• DATA IN THIS EXERCISE:
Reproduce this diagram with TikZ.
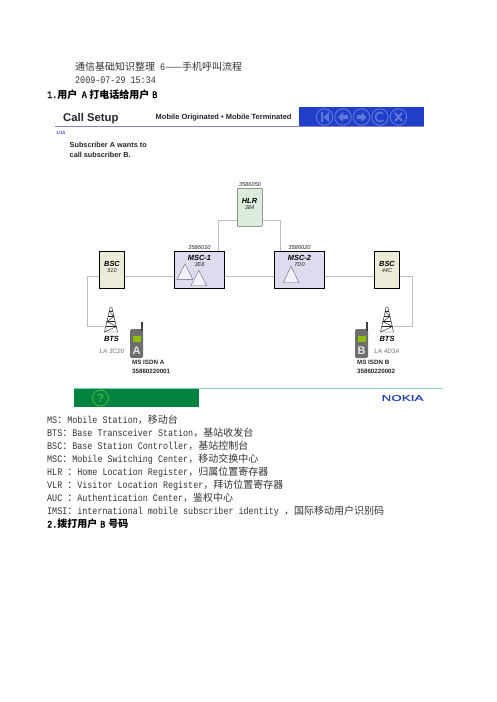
==
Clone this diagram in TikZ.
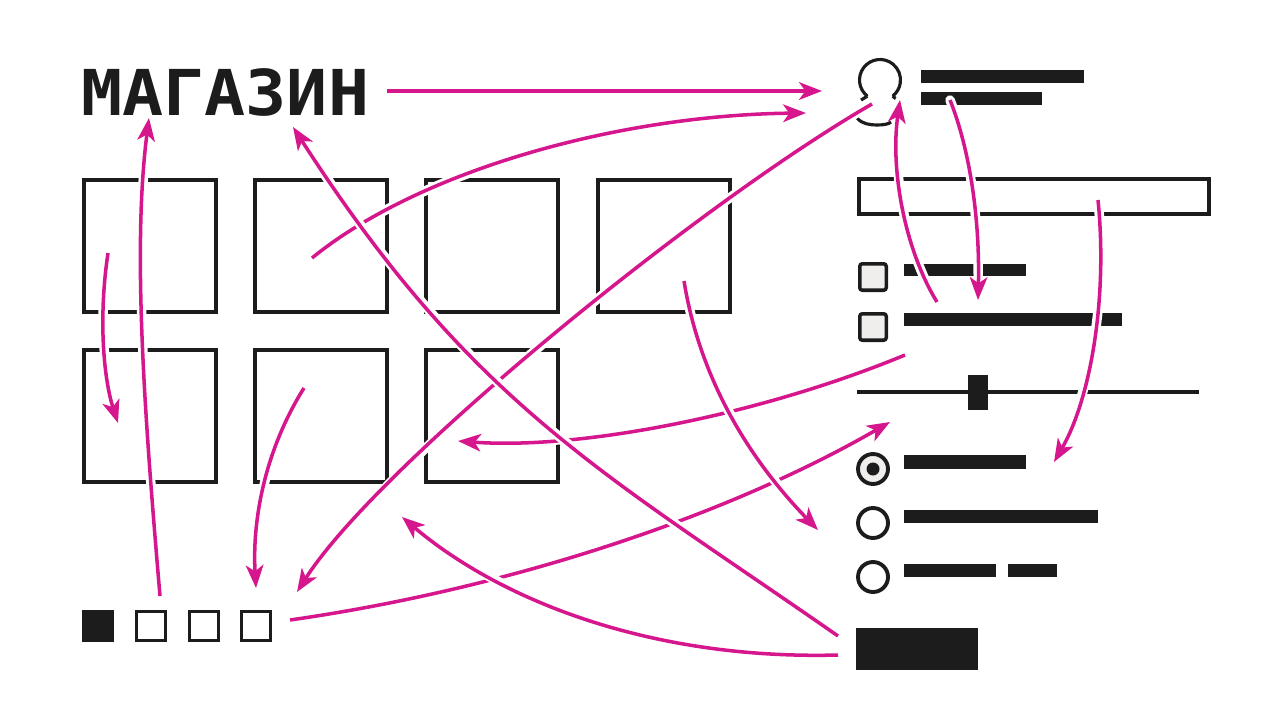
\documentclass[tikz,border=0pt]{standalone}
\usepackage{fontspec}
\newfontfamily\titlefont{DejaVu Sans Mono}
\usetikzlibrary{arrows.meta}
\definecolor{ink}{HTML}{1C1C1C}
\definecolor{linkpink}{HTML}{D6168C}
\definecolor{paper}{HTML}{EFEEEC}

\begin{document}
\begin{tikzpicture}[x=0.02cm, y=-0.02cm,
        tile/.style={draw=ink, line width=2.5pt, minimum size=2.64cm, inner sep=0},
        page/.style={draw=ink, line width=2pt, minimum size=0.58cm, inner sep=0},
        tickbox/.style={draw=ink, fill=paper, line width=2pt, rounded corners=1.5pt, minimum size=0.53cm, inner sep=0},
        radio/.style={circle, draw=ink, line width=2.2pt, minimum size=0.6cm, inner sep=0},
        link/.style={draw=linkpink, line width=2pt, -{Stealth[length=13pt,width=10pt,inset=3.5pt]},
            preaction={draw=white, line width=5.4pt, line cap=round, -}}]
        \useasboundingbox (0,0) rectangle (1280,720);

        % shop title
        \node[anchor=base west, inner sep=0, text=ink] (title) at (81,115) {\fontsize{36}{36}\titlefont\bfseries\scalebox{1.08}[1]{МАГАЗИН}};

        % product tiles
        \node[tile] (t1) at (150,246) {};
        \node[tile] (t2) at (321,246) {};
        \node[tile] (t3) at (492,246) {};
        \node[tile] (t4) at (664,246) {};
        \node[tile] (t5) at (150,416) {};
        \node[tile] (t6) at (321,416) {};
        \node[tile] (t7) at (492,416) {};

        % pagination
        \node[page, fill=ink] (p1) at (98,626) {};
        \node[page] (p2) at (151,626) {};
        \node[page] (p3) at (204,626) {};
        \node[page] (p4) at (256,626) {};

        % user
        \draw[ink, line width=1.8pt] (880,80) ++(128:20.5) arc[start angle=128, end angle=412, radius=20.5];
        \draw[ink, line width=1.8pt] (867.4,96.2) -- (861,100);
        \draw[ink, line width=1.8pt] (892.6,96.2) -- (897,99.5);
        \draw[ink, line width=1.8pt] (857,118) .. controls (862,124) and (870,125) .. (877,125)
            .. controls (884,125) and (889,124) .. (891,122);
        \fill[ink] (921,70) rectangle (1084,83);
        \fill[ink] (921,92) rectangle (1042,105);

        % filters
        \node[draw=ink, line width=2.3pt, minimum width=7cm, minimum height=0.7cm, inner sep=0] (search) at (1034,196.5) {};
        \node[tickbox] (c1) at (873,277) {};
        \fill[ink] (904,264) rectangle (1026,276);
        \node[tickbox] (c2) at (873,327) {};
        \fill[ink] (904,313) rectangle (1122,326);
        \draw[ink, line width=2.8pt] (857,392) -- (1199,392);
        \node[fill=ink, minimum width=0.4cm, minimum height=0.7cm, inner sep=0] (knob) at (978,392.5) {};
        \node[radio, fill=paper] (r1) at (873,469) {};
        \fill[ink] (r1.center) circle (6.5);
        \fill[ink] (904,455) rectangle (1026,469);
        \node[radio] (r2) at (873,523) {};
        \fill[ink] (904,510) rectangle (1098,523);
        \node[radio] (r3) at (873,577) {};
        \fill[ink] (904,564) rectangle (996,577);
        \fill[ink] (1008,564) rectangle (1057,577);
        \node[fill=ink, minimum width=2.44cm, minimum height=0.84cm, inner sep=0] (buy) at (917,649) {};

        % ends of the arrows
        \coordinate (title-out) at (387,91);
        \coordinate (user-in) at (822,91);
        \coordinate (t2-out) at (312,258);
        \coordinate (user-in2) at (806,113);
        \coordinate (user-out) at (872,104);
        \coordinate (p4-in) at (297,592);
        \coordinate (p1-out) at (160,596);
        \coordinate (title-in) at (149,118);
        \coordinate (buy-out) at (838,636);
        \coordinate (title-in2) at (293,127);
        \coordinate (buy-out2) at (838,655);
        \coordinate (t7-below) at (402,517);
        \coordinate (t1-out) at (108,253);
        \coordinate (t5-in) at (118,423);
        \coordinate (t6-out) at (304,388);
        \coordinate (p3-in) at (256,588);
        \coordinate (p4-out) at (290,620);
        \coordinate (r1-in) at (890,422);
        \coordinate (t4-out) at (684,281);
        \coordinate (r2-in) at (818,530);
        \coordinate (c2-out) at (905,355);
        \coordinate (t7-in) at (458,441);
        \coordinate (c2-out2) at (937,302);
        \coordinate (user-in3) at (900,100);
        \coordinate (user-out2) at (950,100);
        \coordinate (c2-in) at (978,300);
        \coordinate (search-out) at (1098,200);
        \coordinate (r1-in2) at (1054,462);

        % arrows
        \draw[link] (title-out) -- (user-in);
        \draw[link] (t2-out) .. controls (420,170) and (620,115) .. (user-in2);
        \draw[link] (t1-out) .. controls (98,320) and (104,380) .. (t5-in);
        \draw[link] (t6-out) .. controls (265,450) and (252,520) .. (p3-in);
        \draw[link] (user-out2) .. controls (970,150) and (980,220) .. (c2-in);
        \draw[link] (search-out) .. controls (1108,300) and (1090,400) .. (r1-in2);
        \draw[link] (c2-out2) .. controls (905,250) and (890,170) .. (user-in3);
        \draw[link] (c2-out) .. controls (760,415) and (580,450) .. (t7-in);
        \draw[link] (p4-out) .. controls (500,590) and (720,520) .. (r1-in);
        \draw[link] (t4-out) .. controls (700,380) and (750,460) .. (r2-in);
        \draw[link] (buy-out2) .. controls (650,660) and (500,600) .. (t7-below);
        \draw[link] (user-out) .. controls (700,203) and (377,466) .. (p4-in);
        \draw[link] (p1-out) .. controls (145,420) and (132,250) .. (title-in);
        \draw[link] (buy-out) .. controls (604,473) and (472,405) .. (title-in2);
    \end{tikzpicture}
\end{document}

• INSTRUCTIONS FOR THE TASK: Going back to the data above, write out everything from the line with "Clone this diagram in TikZ." down to the line with "(0,0) rectangle (1280,720);", both included, leaving every picture out.

• TASK RESPONSE:
Clone this diagram in TikZ.
\documentclass[tikz,border=0pt]{standalone}
\usepackage{fontspec}
\newfontfamily\titlefont{DejaVu Sans Mono}
\usetikzlibrary{arrows.meta}
\definecolor{ink}{HTML}{1C1C1C}
\definecolor{linkpink}{HTML}{D6168C}
\definecolor{paper}{HTML}{EFEEEC}

\begin{document}
\begin{tikzpicture}[x=0.02cm, y=-0.02cm,
        tile/.style={draw=ink, line width=2.5pt, minimum size=2.64cm, inner sep=0},
        page/.style={draw=ink, line width=2pt, minimum size=0.58cm, inner sep=0},
        tickbox/.style={draw=ink, fill=paper, line width=2pt, rounded corners=1.5pt, minimum size=0.53cm, inner sep=0},
        radio/.style={circle, draw=ink, line width=2.2pt, minimum size=0.6cm, inner sep=0},
        link/.style={draw=linkpink, line width=2pt, -{Stealth[length=13pt,width=10pt,inset=3.5pt]},
            preaction={draw=white, line width=5.4pt, line cap=round, -}}]
        \useasboundingbox (0,0) rectangle (1280,720);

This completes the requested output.